|
Alman filmlerine karşı özel bir ilgim olduğunu
çevremdeki çoğu kişi bilir. Özellikle 2001 yılı yapımı
Deney (Das Experiment) filmiyle tanıştığım bu sinemanın
anlatım özellikleri, kasvetli atmosferleri yansıtmadaki
başarısı, oyunculukların doğallığı ve her zaman beni
apayrı bir dünyaya götüren hikâye ve kurgusu benim için
hep büyüleyici olmuştur. Tarihsel açıdan geriye doğru
gittiğimizde Fritz Lang'ın filmleri de bu büyülü Avrupa
sinemasına olan hayranlığımın artmasını sağlamıştır.
İşte 2009 yılı yapımı Kapı (Die Tür) filmi de değişik,
hoşça vakit geçirten, konuya hızlı girip, hızlı devam
eden, laf kalabalığı yapmayan, senaryo örgüsü sağlam ve
film bittikten sonra akılda çok fazla soru işareti
bırakmayan güzel bir Alman filmi.

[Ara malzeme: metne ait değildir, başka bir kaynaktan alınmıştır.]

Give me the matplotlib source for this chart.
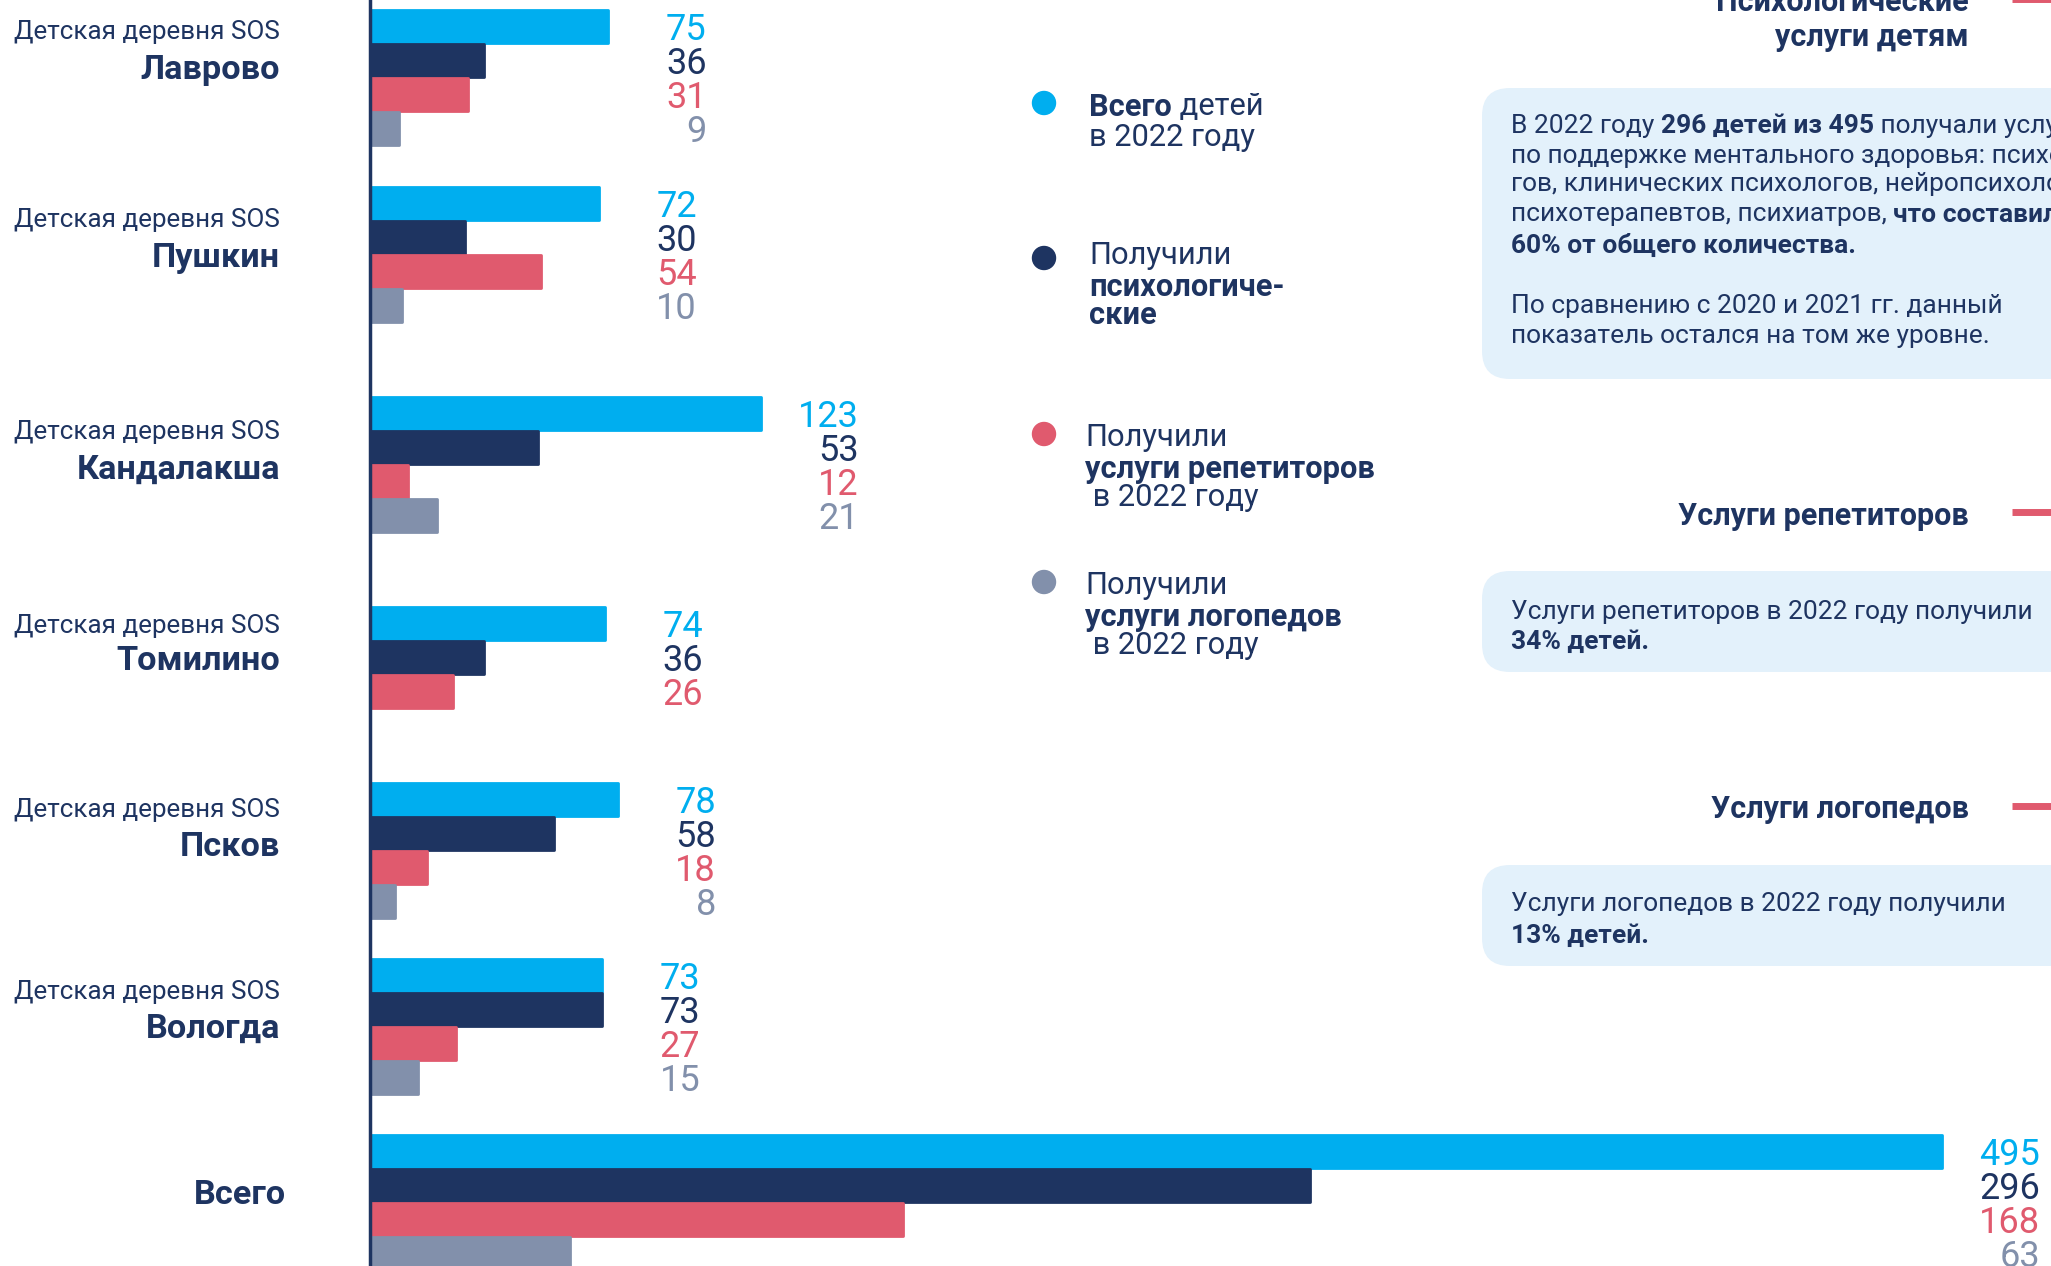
import matplotlib
matplotlib.use("Agg")
import matplotlib.pyplot as plt
from matplotlib.patches import FancyBboxPatch, Circle

plt.rcParams["font.family"] = ["Roboto", "DejaVu Sans"]

# --- data -----------------------------------------------------------------
villages = ["Лаврово", "Пушкин", "Кандалакша", "Томилино", "Псков", "Вологда", "Всего"]
total_children = [75, 72, 123, 74, 78, 73, 495]
psych_help = [36, 30, 53, 36, 58, 73, 296]
tutors = [31, 54, 12, 26, 18, 27, 168]
speech_therapy = [9, 10, 21, None, 8, 15, 63]

series = [total_children, psych_help, tutors, speech_therapy]
colors = ["#00AEEF", "#1E3461", "#E05A6E", "#8290AB"]

# --- layout (pixel coordinates of the 2051x1266 canvas) ---------------------
W, H = 2051, 1266
X0 = 370            # pixel position of the value axis origin
PX_PER_UNIT = 3.175
group_top = [9, 186, 396, 606, 782, 958, 1134]
BAR_H = 34
sub_y = [30, 218, 430, 623, 808, 989, None]
name_y = [66, 254, 466, 657, 843, 1025, 1192]
LABEL_PAD = 31

NAVY = "#1E3461"
BOX = "#E3F1FB"

fig = plt.figure(figsize=(W / 100, H / 100), dpi=100)
ax = fig.add_axes([0, 0, 1, 1])
ax.set_xlim(-X0 / PX_PER_UNIT, (W - X0) / PX_PER_UNIT)
ax.set_ylim(H, 0)
ax.axis("off")

ov = fig.add_axes([0, 0, 1, 1], zorder=2)
ov.set_xlim(0, W)
ov.set_ylim(H, 0)
ov.axis("off")
ov.patch.set_alpha(0)

# bars + values
for g, top in enumerate(group_top):
    vals = [s[g] for s in series]
    vmax = max(v for v in vals if v is not None)
    for k, v in enumerate(vals):
        if v is None:
            continue
        yc = top + BAR_H * (k + 0.5)
        ax.barh(yc, v, height=BAR_H - 1, left=0, color=colors[k], edgecolor=colors[k],
                linewidth=2, joinstyle="round", zorder=2)
        ax.text(vmax + LABEL_PAD, yc, str(v), ha="right", va="center_baseline",
                fontsize=26, fontweight="normal", color=colors[k])

ax.axvline(0, color=NAVY, lw=2.5, zorder=3)

# village labels
for g, name in enumerate(villages):
    if sub_y[g] is not None:
        ov.text(280, sub_y[g], "Детская деревня SOS", ha="right", va="center_baseline",
                fontsize=18.7, fontweight="normal", color=NAVY)
    ov.text(280 if sub_y[g] is not None else 286, name_y[g], name, ha="right",
            va="center_baseline", fontsize=24.7, fontweight="bold", color=NAVY)


def runs(x, y, parts, size, ha_first="left"):
    """Place a line made of (text, weight) pieces side by side."""
    prev = None
    for txt, wt in parts:
        if prev is None:
            prev = ov.text(x, y, txt, ha=ha_first, va="center_baseline", fontsize=size,
                           fontweight=wt, color=NAVY)
        else:
            prev = ov.annotate(txt, xy=(1.0, y), xycoords=(prev, "data"), ha="left",
                               va="center_baseline", fontsize=size, fontweight=wt,
                               color=NAVY, annotation_clip=False)


# legend
legend_items = [
    (1044, 103, colors[0], 1089, [(104, [("Всего", "bold"), (" детей", "normal")]),
                                  (135, [("в 2022 году", "normal")])]),
    (1044, 258, colors[1], 1089, [(252, [("Получили", "normal")]),
                                  (284, [("психологиче-", "bold")]),
                                  (312, [("ские", "bold")])]),
    (1044, 434, colors[2], 1085, [(435, [("Получили", "normal")]),
                                  (466, [("услуги репетиторов", "bold")]),
                                  (495, [(" в 2022 году", "normal")])]),
    (1044, 582, colors[3], 1085, [(583, [("Получили", "normal")]),
                                  (614, [("услуги логопедов", "bold")]),
                                  (643, [(" в 2022 году", "normal")])]),
]
for cx, cy, col, tx, lines in legend_items:
    ov.add_patch(Circle((cx, cy), 11.5, color=col, zorder=3))
    for ly, parts in lines:
        runs(tx, ly, parts, 22.2)

# right-hand headers with red marks
RED = colors[2]
headers = [([(-1, "Психологические"), (34, "услуги детям")], -1),
           ([(513, "Услуги репетиторов")], 512),
           ([(806, "Услуги логопедов")], 806)]
for lines, ry in headers:
    for ly, txt in lines:
        ov.text(1969, ly, txt, ha="right", va="center_baseline", fontsize=22,
                fontweight="bold", color=NAVY)
    ov.plot([2012, 2060], [ry, ry], color=RED, lw=5, solid_capstyle="butt", clip_on=False)

# info boxes
boxes = [
    (88, 379, [(123, [("В 2022 году ", "normal"), ("296 детей из 495", "bold"),
                      (" получали услуги", "normal")]),
               (153, [("по поддержке ментального здоровья: психоло-", "normal")]),
               (182, [("гов, клинических психологов, нейропсихологов,", "normal")]),
               (212, [("психотерапевтов, психиатров, ", "normal"), ("что составило", "bold")]),
               (243, [("60% от общего количества.", "bold")]),
               (303, [("По сравнению с 2020 и 2021 гг. данный", "normal")]),
               (333, [("показатель остался на том же уровне.", "normal")])]),
    (571, 672, [(609, [("Услуги репетиторов в 2022 году получили", "normal")]),
                (639, [("34% детей.", "bold")])]),
    (865, 966, [(902, [("Услуги логопедов в 2022 году получили", "normal")]),
                (933, [("13% детей.", "bold")])]),
]
for y0, y1, lines in boxes:
    ov.add_patch(FancyBboxPatch((1482 + 28, y0 + 28), 700, (y1 - y0) - 56,
                                boxstyle="round,pad=28", facecolor=BOX, edgecolor="none",
                                zorder=1))
    for ly, parts in lines:
        runs(1511, ly, parts, 19)

fig.savefig("out.png", dpi=100, facecolor="white")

Oyuncular gerçekten
usta, çoğu Alman filmindeki gibi ortam yine kasvetli,
filmin başından sonuna kadar bir tedirginlik hakim...
Ancak konusu, hikâyesi ve kurgusu çok güzel, sağlam ve
uzun süre unutulmayacak cinsten. Bildiğimiz ve filmlerde
çokça kullanılan "paralel evrenler" kavramına yeni bir
bakış açısı getiren filmin yönetmen koltuğunda 2004 yılı
yapımı "Kebab Connection" filminden tanıdığımız Anno
Saul var. Oyunculukların hepsi tadında ve kıvamında,
ancak filmin başrol oyuncusu Mads Mikkelsen'e ayrıca
dikkat çekmek istiyorum.
Filmin konusuna da kısaca değinmek istiyorum: Mads
Mikkelsen'in canlandırdığı David, bir gün karısı evde
yokken genç ve güzel komşusunun evine giderek her
zamanki ilişkilerinden birini yaşarken, evde bıraktığı
küçük kızı bahçedeki havuza düşerek ölür. Bu olay
üzerine karısı onu terk eder ve kendisi de kendisini
hiçbir zaman affetmez. David'in hayatını mahveden bu
olayın üzerinden beş yıl geçer ve David bir gece intihar
edecekken son anda bahçesindeki ağaçların arasında
geçmişe açılan bir kapı bulur. Bu kapıdan geçen David,
tam beş yıl önce kızının öldüğü güne geri döner. Ancak
her şeyi düzeltmek isterken, geçmişte hâlâ yaşayan
David'le ve bir sürü sorunla da baş etmek zorundadır.